▸ **Exercise directions**:
Repeat the full listing below verbatim and keep the images out.

[Extracted data entries]
┄┄┄┄┄┄┄┄┄┄

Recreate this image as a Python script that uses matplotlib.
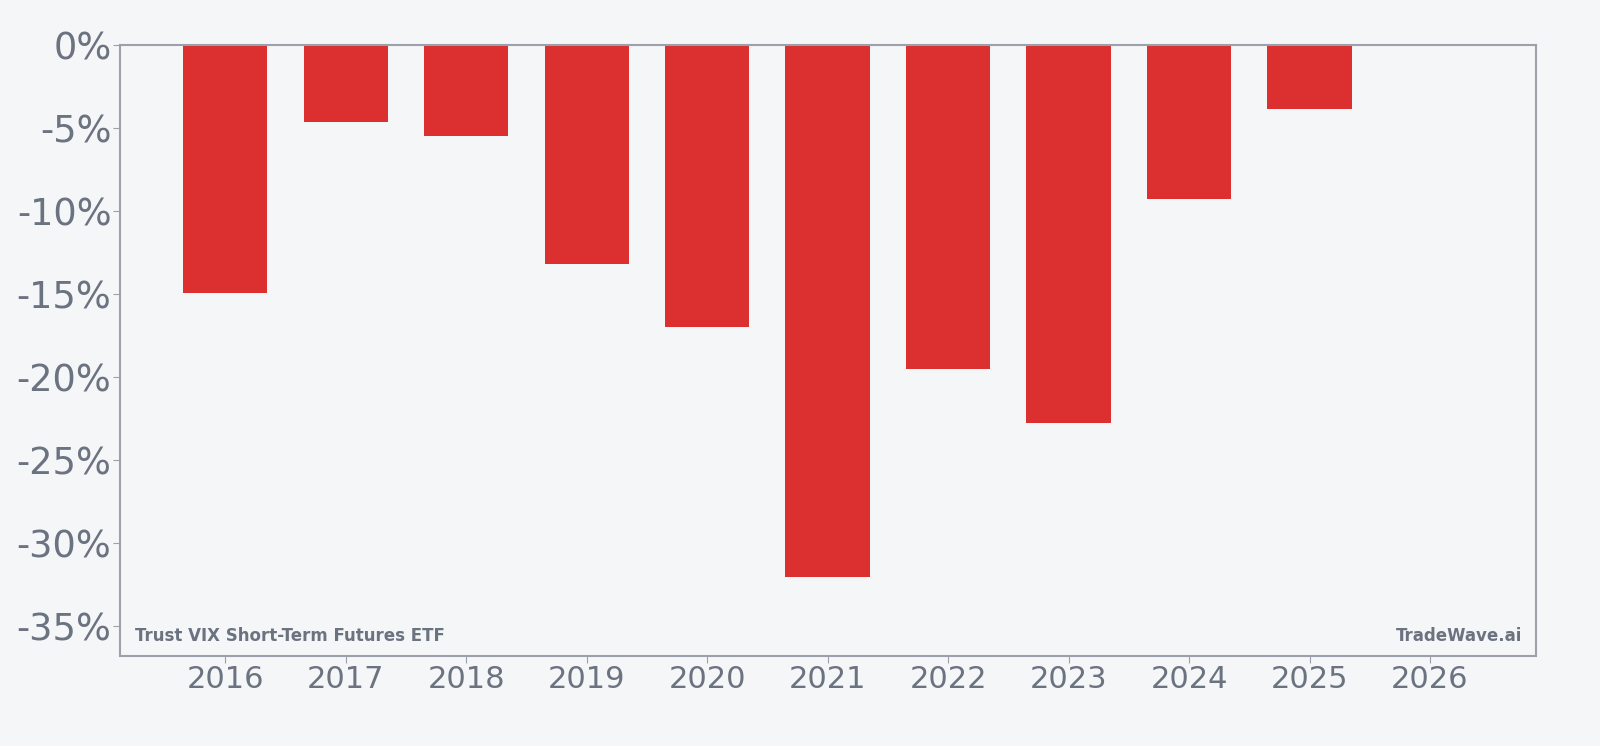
import matplotlib
matplotlib.use("Agg")
import matplotlib.pyplot as plt
from matplotlib.ticker import FuncFormatter

years = [2016, 2017, 2018, 2019, 2020, 2021, 2022, 2023, 2024, 2025]
returns = [-14.95, -4.65, -5.5, -13.2, -17.0, -32.05, -19.5, -22.8, -9.3, -3.85]
xticks = list(range(2016, 2027))
yticks = [0, -5, -10, -15, -20, -25, -30, -35]

bg = "#f4f6f8"
grey = "#6b7280"
spine = "#9ca0ab"
red = "#dc3030"

fig = plt.figure(figsize=(16, 7.46), dpi=100, facecolor=bg)
ax = fig.add_axes([0.0753, 0.121, 0.8847, 0.8187], facecolor=bg)
ax.bar(years, returns, width=0.7, color=red, zorder=2)
ax.set_xlim(2015.13, 2026.88)
ax.set_ylim(-36.8, 0)
ax.set_xticks(xticks)
ax.set_yticks(yticks)
ax.yaxis.set_major_formatter(FuncFormatter(lambda v, p: f"{int(round(v))}%"))
ax.tick_params(axis="y", labelsize=26.5, colors=grey, length=5, color=spine, pad=1.5)
ax.tick_params(axis="x", labelsize=22, colors=grey, length=5, color=spine, pad=2)
for s in ax.spines.values():
    s.set_color(spine)
    s.set_linewidth(1.5)
ax.text(0.01, 0.018, "Trust VIX Short-Term Futures ETF", transform=ax.transAxes,
        fontsize=12, fontweight="bold", color=grey, ha="left", va="bottom")
ax.text(0.99, 0.018, "TradeWave.ai", transform=ax.transAxes,
        fontsize=12, fontweight="bold", color=grey, ha="right", va="bottom")
fig.savefig("out.png", dpi=100, facecolor=bg)
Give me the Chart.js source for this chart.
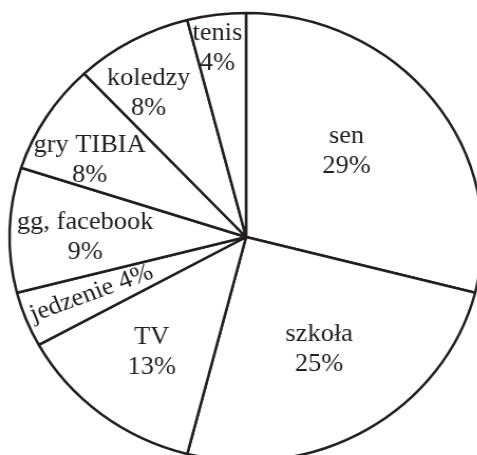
<!DOCTYPE html>
<html lang="pl">
<head>
<meta charset="UTF-8">
<title>Jak spędzam czas</title>
<style>
    html, body { margin: 0; padding: 0; background: #fff; overflow: hidden; width: 477px; height: 455px; }
    #wrap { position: relative; width: 477px; height: 455px; overflow: hidden; }
    /* the original pie is a little wider than tall */
    #wykres { position: absolute; left: 0; top: 0; transform-origin: 0 0; transform: scaleX(1.056); }
</style>
<script src="https://cdn.jsdelivr.net/npm/chart.js"></script>
</head>
<body>
<div id="wrap"><canvas id="wykres" width="470" height="475"></canvas></div>
<script>
    var kategorie = ['sen', 'szkoła', 'TV', 'jedzenie', 'gg, facebook', 'gry TIBIA', 'koledzy', 'tenis'];
    var procenty = [29, 25, 13, 4, 9, 8, 8, 4];

    // gdzie stoi napis: ułamek promienia i przesunięcie kąta (stopnie)
    var napisR = [0.57, 0.59, 0.65, 0.70, 0.68, 0.745, 0.76, 0.85];
    var napisKat = [-4, -1, 0, 0.5, -2, -5, -4, -1];

    const etykiety = {
        id: 'etykiety',
        afterDatasetsDraw(chart) {
            const ctx = chart.ctx;
            const arcs = chart.getDatasetMeta(0).data;
            ctx.save();
            ctx.fillStyle = '#231f20';
            ctx.font = '25px "Liberation Serif", "Times New Roman", serif';
            ctx.textAlign = 'center';
            ctx.textBaseline = 'middle';
            arcs.forEach(function (arc, i) {
                const kat = (arc.startAngle + arc.endAngle) / 2 + napisKat[i] * Math.PI / 180;
                const r = arc.outerRadius * napisR[i];
                const x = arc.x + Math.cos(kat) * r;
                const y = arc.y + Math.sin(kat) * r;
                const proc = procenty[i] + '%';
                if (i == 3) {
                    // jedzenie - napis wzdłuż wycinka
                    ctx.save();
                    ctx.translate(x, y);
                    ctx.rotate(kat - Math.PI);
                    ctx.fillText(kategorie[i] + ' ' + proc, 0, 0);
                    ctx.restore();
                } else {
                    ctx.fillText(kategorie[i], x, y - 15);
                    ctx.fillText(proc, x, y + 15);
                }
            });
            ctx.restore();
        }
    };

    new Chart(document.getElementById('wykres'), {
        type: 'pie',
        data: {
            labels: kategorie,
            datasets: [{
                data: procenty,
                backgroundColor: '#ffffff',
                borderColor: '#231f20',
                borderWidth: 2.5,
                radius: 224
            }]
        },
        options: {
            responsive: false,
            animation: false,
            layout: { padding: { left: 9, right: 13, top: 13, bottom: 14 } },
            plugins: {
                legend: { display: false },
                tooltip: { enabled: false }
            }
        },
        plugins: [etykiety]
    });
</script>
</body>
</html>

┄┄┄┄┄┄┄┄┄┄

▸ **Answer in full**:
Recreate this image as a Python script that uses matplotlib.
import matplotlib
matplotlib.use("Agg")
import matplotlib.pyplot as plt
from matplotlib.ticker import FuncFormatter

years = [2016, 2017, 2018, 2019, 2020, 2021, 2022, 2023, 2024, 2025]
returns = [-14.95, -4.65, -5.5, -13.2, -17.0, -32.05, -19.5, -22.8, -9.3, -3.85]
xticks = list(range(2016, 2027))
yticks = [0, -5, -10, -15, -20, -25, -30, -35]

bg = "#f4f6f8"
grey = "#6b7280"
spine = "#9ca0ab"
red = "#dc3030"

fig = plt.figure(figsize=(16, 7.46), dpi=100, facecolor=bg)
ax = fig.add_axes([0.0753, 0.121, 0.8847, 0.8187], facecolor=bg)
ax.bar(years, returns, width=0.7, color=red, zorder=2)
ax.set_xlim(2015.13, 2026.88)
ax.set_ylim(-36.8, 0)
ax.set_xticks(xticks)
ax.set_yticks(yticks)
ax.yaxis.set_major_formatter(FuncFormatter(lambda v, p: f"{int(round(v))}%"))
ax.tick_params(axis="y", labelsize=26.5, colors=grey, length=5, color=spine, pad=1.5)
ax.tick_params(axis="x", labelsize=22, colors=grey, length=5, color=spine, pad=2)
for s in ax.spines.values():
    s.set_color(spine)
    s.set_linewidth(1.5)
ax.text(0.01, 0.018, "Trust VIX Short-Term Futures ETF", transform=ax.transAxes,
        fontsize=12, fontweight="bold", color=grey, ha="left", va="bottom")
ax.text(0.99, 0.018, "TradeWave.ai", transform=ax.transAxes,
        fontsize=12, fontweight="bold", color=grey, ha="right", va="bottom")
fig.savefig("out.png", dpi=100, facecolor=bg)
Give me the Chart.js source for this chart.
<!DOCTYPE html>
<html lang="pl">
<head>
<meta charset="UTF-8">
<title>Jak spędzam czas</title>
<style>
    html, body { margin: 0; padding: 0; background: #fff; overflow: hidden; width: 477px; height: 455px; }
    #wrap { position: relative; width: 477px; height: 455px; overflow: hidden; }
    /* the original pie is a little wider than tall */
    #wykres { position: absolute; left: 0; top: 0; transform-origin: 0 0; transform: scaleX(1.056); }
</style>
<script src="https://cdn.jsdelivr.net/npm/chart.js"></script>
</head>
<body>
<div id="wrap"><canvas id="wykres" width="470" height="475"></canvas></div>
<script>
    var kategorie = ['sen', 'szkoła', 'TV', 'jedzenie', 'gg, facebook', 'gry TIBIA', 'koledzy', 'tenis'];
    var procenty = [29, 25, 13, 4, 9, 8, 8, 4];

    // gdzie stoi napis: ułamek promienia i przesunięcie kąta (stopnie)
    var napisR = [0.57, 0.59, 0.65, 0.70, 0.68, 0.745, 0.76, 0.85];
    var napisKat = [-4, -1, 0, 0.5, -2, -5, -4, -1];

    const etykiety = {
        id: 'etykiety',
        afterDatasetsDraw(chart) {
            const ctx = chart.ctx;
            const arcs = chart.getDatasetMeta(0).data;
            ctx.save();
            ctx.fillStyle = '#231f20';
            ctx.font = '25px "Liberation Serif", "Times New Roman", serif';
            ctx.textAlign = 'center';
            ctx.textBaseline = 'middle';
            arcs.forEach(function (arc, i) {
                const kat = (arc.startAngle + arc.endAngle) / 2 + napisKat[i] * Math.PI / 180;
                const r = arc.outerRadius * napisR[i];
                const x = arc.x + Math.cos(kat) * r;
                const y = arc.y + Math.sin(kat) * r;
                const proc = procenty[i] + '%';
                if (i == 3) {
                    // jedzenie - napis wzdłuż wycinka
                    ctx.save();
                    ctx.translate(x, y);
                    ctx.rotate(kat - Math.PI);
                    ctx.fillText(kategorie[i] + ' ' + proc, 0, 0);
                    ctx.restore();
                } else {
                    ctx.fillText(kategorie[i], x, y - 15);
                    ctx.fillText(proc, x, y + 15);
                }
            });
            ctx.restore();
        }
    };

    new Chart(document.getElementById('wykres'), {
        type: 'pie',
        data: {
            labels: kategorie,
            datasets: [{
                data: procenty,
                backgroundColor: '#ffffff',
                borderColor: '#231f20',
                borderWidth: 2.5,
                radius: 224
            }]
        },
        options: {
            responsive: false,
            animation: false,
            layout: { padding: { left: 9, right: 13, top: 13, bottom: 14 } },
            plugins: {
                legend: { display: false },
                tooltip: { enabled: false }
            }
        },
        plugins: [etykiety]
    });
</script>
</body>
</html>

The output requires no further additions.